=== Exercise instructions ===
Look at the data below and print exactly the lines from its first line through the line with "import * as"; the pictures stay out of the copy.

● ● ●

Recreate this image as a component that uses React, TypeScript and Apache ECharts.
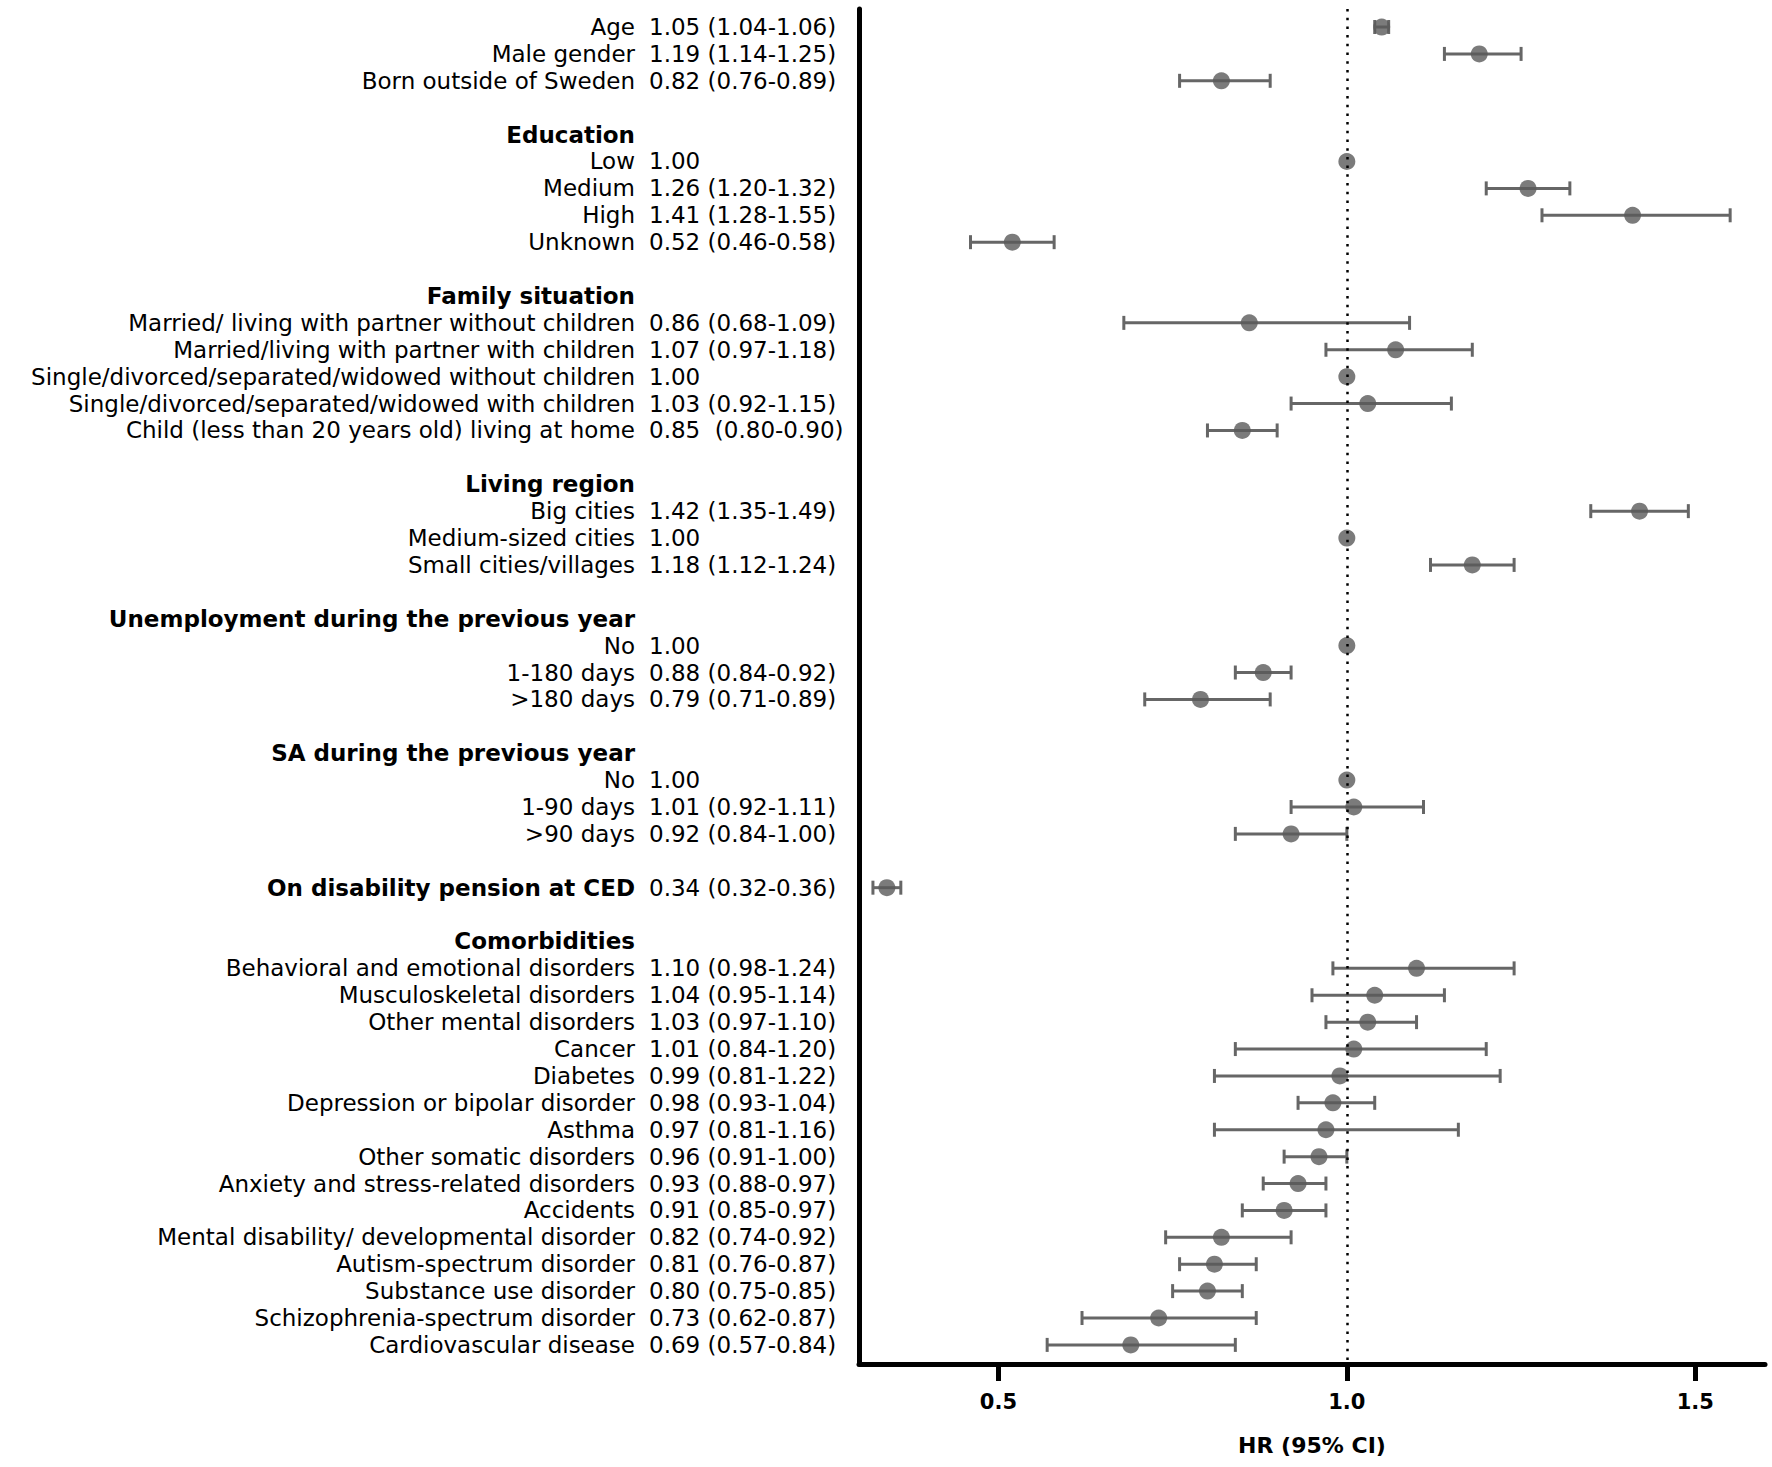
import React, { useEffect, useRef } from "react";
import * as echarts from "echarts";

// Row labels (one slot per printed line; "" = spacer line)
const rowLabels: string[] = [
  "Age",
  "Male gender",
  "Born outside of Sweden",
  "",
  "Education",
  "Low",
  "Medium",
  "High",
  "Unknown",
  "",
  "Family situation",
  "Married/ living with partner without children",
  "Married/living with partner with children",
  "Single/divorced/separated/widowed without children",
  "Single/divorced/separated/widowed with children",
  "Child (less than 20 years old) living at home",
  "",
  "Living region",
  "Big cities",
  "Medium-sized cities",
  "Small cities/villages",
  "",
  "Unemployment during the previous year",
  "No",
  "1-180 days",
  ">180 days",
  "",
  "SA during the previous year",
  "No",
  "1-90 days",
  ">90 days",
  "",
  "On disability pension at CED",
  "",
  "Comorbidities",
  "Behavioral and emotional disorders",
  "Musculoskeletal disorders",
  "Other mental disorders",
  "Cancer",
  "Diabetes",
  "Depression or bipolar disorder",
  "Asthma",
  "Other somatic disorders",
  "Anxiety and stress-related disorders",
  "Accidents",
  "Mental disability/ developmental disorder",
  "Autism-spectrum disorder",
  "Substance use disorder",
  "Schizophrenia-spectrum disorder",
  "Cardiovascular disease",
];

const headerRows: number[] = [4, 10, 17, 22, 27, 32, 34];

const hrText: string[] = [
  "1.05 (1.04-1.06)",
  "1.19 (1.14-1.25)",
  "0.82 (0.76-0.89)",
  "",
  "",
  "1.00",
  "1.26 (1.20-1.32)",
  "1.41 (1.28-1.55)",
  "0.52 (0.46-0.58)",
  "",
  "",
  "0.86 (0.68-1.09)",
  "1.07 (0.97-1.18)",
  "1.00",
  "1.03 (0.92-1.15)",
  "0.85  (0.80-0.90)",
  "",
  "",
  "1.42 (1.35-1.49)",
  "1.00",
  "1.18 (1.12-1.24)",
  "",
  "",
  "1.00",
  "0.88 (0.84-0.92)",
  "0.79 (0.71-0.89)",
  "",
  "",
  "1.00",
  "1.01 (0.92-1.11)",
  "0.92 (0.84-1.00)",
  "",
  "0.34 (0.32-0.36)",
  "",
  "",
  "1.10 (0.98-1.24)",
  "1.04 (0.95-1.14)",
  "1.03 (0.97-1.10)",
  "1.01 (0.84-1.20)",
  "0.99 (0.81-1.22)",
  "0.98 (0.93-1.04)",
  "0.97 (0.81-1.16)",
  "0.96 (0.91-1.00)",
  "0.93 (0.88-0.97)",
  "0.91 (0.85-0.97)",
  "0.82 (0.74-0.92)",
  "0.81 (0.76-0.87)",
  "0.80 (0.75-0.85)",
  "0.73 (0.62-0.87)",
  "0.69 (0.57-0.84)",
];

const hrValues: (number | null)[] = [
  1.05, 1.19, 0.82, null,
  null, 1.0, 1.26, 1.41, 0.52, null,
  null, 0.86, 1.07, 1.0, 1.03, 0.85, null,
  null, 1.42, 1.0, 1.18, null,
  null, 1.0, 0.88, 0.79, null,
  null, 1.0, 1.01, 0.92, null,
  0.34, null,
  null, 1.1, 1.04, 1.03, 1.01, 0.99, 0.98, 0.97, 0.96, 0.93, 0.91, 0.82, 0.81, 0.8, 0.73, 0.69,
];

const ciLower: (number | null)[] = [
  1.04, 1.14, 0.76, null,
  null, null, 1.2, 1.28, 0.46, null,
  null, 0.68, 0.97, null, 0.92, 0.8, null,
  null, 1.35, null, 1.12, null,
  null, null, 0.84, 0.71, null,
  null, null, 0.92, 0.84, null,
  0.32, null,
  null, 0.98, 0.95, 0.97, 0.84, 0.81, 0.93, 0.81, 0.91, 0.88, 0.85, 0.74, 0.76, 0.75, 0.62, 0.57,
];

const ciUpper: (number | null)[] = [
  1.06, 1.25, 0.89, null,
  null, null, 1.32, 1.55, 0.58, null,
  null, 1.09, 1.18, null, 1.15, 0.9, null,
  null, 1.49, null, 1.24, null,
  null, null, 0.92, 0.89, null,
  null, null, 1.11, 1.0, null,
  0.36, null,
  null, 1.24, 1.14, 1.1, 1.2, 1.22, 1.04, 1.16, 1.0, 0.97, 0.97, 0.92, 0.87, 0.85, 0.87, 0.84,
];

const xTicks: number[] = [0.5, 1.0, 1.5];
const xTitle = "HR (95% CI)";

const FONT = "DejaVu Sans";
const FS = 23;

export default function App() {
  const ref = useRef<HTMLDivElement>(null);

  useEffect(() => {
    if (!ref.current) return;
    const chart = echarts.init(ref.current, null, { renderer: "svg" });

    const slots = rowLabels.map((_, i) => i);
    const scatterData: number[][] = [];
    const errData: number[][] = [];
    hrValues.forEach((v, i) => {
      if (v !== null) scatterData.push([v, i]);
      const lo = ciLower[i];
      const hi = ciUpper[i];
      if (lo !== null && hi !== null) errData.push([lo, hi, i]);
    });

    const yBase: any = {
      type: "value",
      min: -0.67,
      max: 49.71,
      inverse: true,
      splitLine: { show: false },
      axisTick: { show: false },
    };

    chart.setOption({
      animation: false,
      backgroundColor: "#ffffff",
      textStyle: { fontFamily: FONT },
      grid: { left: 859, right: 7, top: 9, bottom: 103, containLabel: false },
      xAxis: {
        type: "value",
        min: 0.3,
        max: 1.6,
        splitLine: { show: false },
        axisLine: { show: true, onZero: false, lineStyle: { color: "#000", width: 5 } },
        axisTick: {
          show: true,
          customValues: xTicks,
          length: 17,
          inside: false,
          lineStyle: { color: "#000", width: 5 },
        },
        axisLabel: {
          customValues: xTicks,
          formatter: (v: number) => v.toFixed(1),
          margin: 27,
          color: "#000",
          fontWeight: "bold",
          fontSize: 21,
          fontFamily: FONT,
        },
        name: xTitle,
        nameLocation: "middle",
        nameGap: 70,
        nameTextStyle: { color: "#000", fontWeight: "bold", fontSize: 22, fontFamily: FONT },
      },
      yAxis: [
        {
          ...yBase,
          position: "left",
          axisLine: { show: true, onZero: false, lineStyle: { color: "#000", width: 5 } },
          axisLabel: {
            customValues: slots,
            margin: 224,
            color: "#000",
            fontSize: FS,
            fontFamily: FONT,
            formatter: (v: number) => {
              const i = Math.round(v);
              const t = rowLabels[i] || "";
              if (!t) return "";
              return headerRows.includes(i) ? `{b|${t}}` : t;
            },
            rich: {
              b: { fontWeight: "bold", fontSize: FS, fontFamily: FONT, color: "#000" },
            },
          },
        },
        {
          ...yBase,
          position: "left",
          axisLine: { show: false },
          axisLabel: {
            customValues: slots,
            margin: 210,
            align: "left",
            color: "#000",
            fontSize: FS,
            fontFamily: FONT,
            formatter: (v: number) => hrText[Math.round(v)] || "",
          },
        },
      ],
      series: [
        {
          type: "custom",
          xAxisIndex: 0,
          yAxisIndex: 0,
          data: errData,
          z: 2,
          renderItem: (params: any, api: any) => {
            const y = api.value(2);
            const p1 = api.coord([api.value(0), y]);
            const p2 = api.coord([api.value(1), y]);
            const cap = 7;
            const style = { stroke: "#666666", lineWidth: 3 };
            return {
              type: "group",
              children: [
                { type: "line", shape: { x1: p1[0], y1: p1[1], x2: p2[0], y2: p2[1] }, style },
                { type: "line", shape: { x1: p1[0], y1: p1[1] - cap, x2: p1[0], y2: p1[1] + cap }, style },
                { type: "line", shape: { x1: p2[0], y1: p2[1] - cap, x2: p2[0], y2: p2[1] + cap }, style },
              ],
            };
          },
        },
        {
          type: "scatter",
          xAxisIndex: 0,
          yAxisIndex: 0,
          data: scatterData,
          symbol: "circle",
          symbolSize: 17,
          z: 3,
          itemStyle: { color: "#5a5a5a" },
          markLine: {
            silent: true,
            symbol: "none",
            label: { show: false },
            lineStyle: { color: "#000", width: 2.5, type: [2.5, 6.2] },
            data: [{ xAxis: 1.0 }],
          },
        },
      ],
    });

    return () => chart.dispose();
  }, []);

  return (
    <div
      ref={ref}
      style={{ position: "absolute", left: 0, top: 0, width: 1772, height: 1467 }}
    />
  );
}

● ● ●

=== Full output ===
Recreate this image as a component that uses React, TypeScript and Apache ECharts.
import React, { useEffect, useRef } from "react";
import * as echarts from "echarts";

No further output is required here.